Search code examples
rfunctiondplyrtibble

Problem with mutate keyword and functions in R


I got a problem with the use of MUTATE, please check the next code block.

output1 <- mytibble %>% 
  mutate(newfield = FND(mytibble$ndoc)) 
output1

Where FND function is a FILTER applied to a large file (5GB):

FND <- function(n){
  result <- LARGETIBBLE %>% filter(LARGETIBBLE$id == n)
  return(paste(unique(result$somefield),collapse=" "))
}

I want to execute FND function for each row of output1 tibble, but it just executes one time.


Solution

  • FND(mytibble$ndoc) is more suitable for data frames. When you use functions such as mutate on a tibble, there is no need to specify the name of the tibble, only that of the column. The symbols %>% are already making sure that only data from the tibble is used.

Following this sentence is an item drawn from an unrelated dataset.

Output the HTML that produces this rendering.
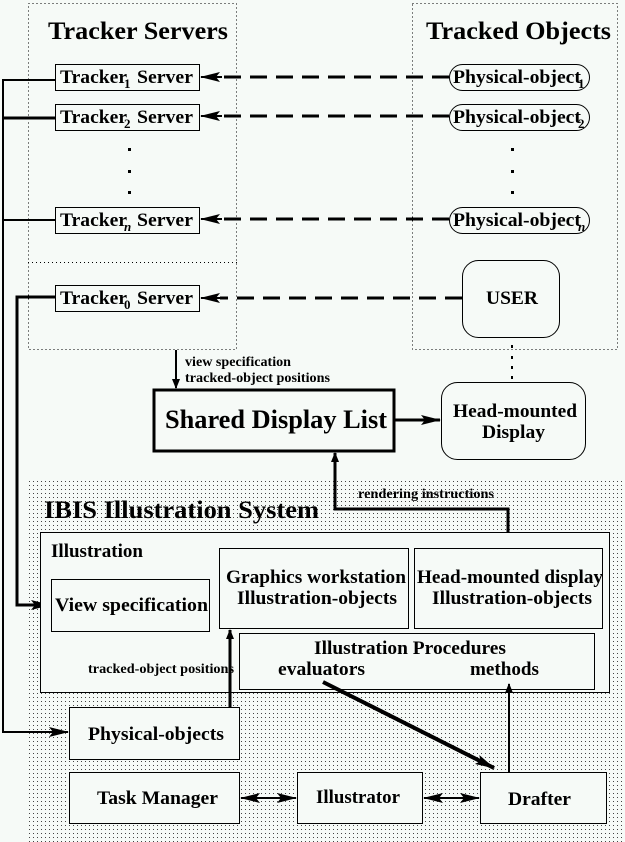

Thus your example would be:

    
    output1 <- mytibble %>% 
      mutate(newfield = FND(ndoc)) 
    
    FND <- function(n){
      result <- LARGETIBBLE %>% filter(id == n)
      return(paste(unique(result$somefield),collapse=" "))
    }
    
    

    This would be theoretically, however I do not know if your function FND will work, maybe try it and if not, give some practical example with data and what you are trying to achieve.